Antonio Tito Costa
Meu caro Lula, permito-me
escrever-lhe publicamente diante da impossibilidade de nos falarmos em pessoa,
com a franqueza dos tempos de nossos seguidos contatos –você na presidência do
Sindicato dos Metalúrgicos e eu prefeito de São Bernardo do Campo.
Não vou falar das greves que
ocorreram de 1979 a 1981, que projetaram seu nome no Brasil e no exterior. Não
quero lembrar os dias angustiantes da intervenção no sindicato pelo ministro do
Trabalho, em março de 1979, e da violência que se seguiu com prisões, processos
e a sua detenção pelo Dops (Departamento de Ordem Política e Social).
Todos esses fatos sempre foram
acompanhados por mim juntamente ao senador Teotônio Vilela, a Ulysses Guimarães
e a numerosos políticos do então MDB.
Na véspera da intervenção no
sindicato, você ligou no meu gabinete me pedindo ajuda para retirar estoques de
alimentos ali guardados. Enviei caminhões da prefeitura para retirá-los e o
material foi depositado na igreja matriz da cidade.
Não falo das reuniões, madrugadas
adentro, em meu apartamento em São Bernardo, com figuras expressivas do mundo
político e também de outras esferas, como dom Cláudio Hummes, nosso amigo,
então bispo de Santo André, hoje pessoa de confiança do papa Francisco, em
Roma. Éramos todos preocupados com a sua sorte, a do sindicato e também a das
nossas instituições em pleno regime militar.
Prefiro não falar dos dias em que o
acolhi em minha chácara na pequena cidade de Torrinha, no interior de São
Paulo, acobertando-o de perseguições do poder militar da época: você, Marisa,
os filhos pequenos, vivendo horas de aflição e preocupantes expectativas.
Nem quero me lembrar das assembleias
do sindicato, depois da intervenção no estádio de Vila Euclides, cedido pela
Prefeitura de São Bernardo, fornecendo os aparatos possíveis de segurança.
Eram os primórdios de uma carreira
vitoriosa como líder operário que chegou à Presidência da República por um
partido político que prometia seriedade no manejo da coisa pública e logo
decepcionou a todos pelos desvios de comportamento e de abusos na condução da
máquina administrativa do Estado.
E aqui começa o seu desvio de uma
carreira política que poderia tê-lo consagrado como autêntico líder para um
país ainda em busca de desenvolvimento. Você deixou escapar-lhe das mãos a
oportunidade histórica de liderar a implantação de urgentes mudanças
estruturais na máquina do poder público.
Como bem lembrou Frei Betto, seu
amigo e colaborador, você, liderando o Partido dos Trabalhadores, abandonou um
projeto de Brasil para dedicar-se tão somente a um ambicioso e impatriótico
projeto de poder, acomodando-se aos vícios da política tradicional.

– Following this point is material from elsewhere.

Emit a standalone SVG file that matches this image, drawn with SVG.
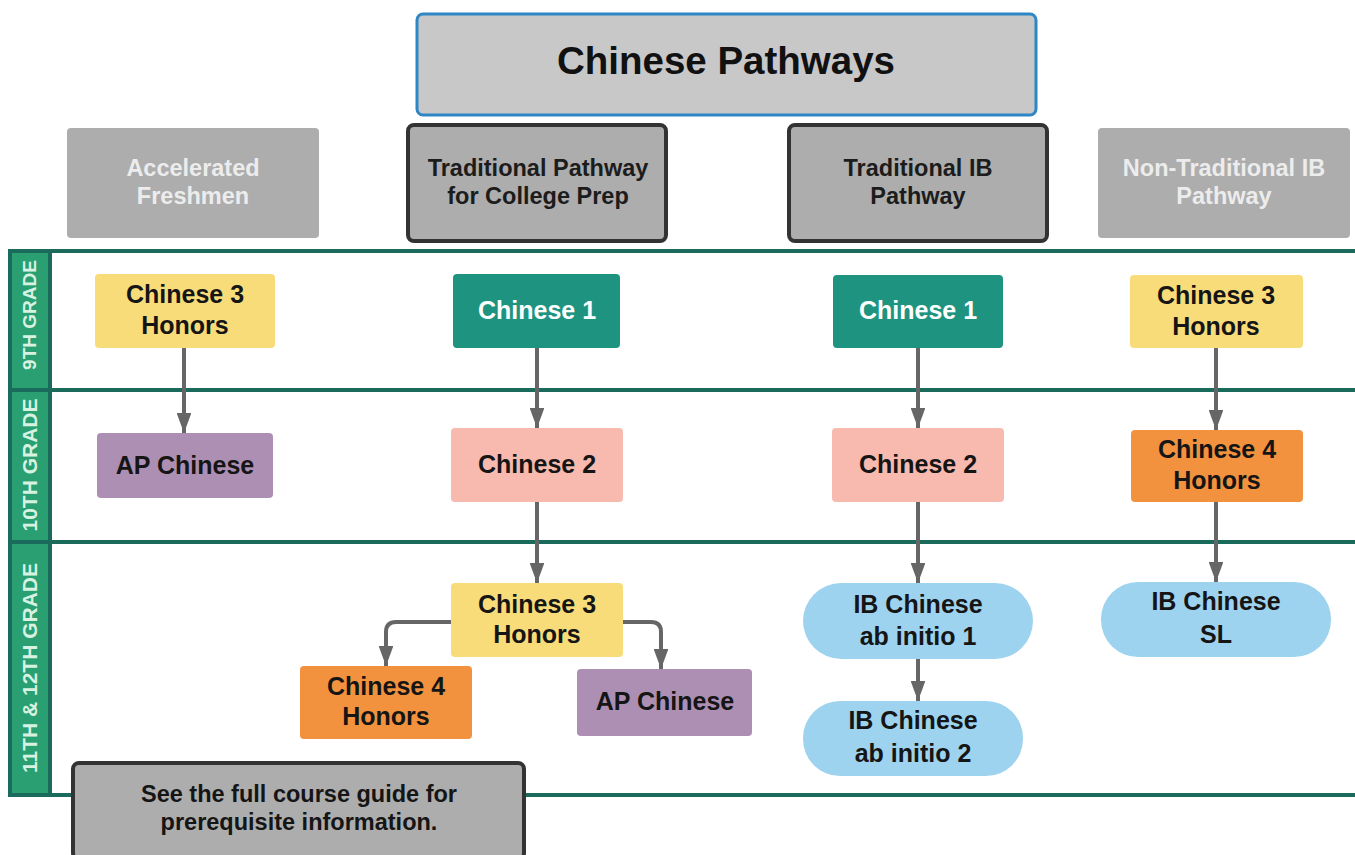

Assim, seu partido, em seus alargados
anos de governo, com indissimulada arrogância, optou por embrenhar-se na busca
incessante, impatriótica e irresponsável do aparelhamento do Estado em favor de
sua causa que não é a do país.
Enganou-se você com a pretensão
equivocada de implantar uma era de bonança artificial pela via perversa do
paternalismo e do consumismo em favor das classes menos favorecidas, levando-as
ao engano do qual agora se apercebem com natural desapontamento.
Por isso, meu caro Lula, segundo
penso, você perdeu a oportunidade histórica de se tornar o verdadeiro líder de
um país que ainda busca um caminho de prosperidade, igualdade e solidariedade
para todos. Alguma coisa que poderia beirar a utopia, mas perfeitamente
factível pelo poder político que você e seu partido detiveram por largo tempo.
Agora, perdido o ensejo de sua
consagração como grande liderança de nossa história republicana recente, o
operário-estadista, resta à população brasileira o desconsolo de esperar por
uma era de dificuldades e incertezas.
Seu amigo, Tito Costa.
Antonio Tito Costa, 92, advogado, foi
prefeito de São Bernardo do Campo (1977-1983) pelo MDB/PMDB, quando teve
atuação destacada nas greves de metalúrgicos no ABC paulista em oposição à
ditadura militar. Foi também deputado federal constituinte (1987-1988).
Folha de S. Paulo, em 20 de setembro de 2015.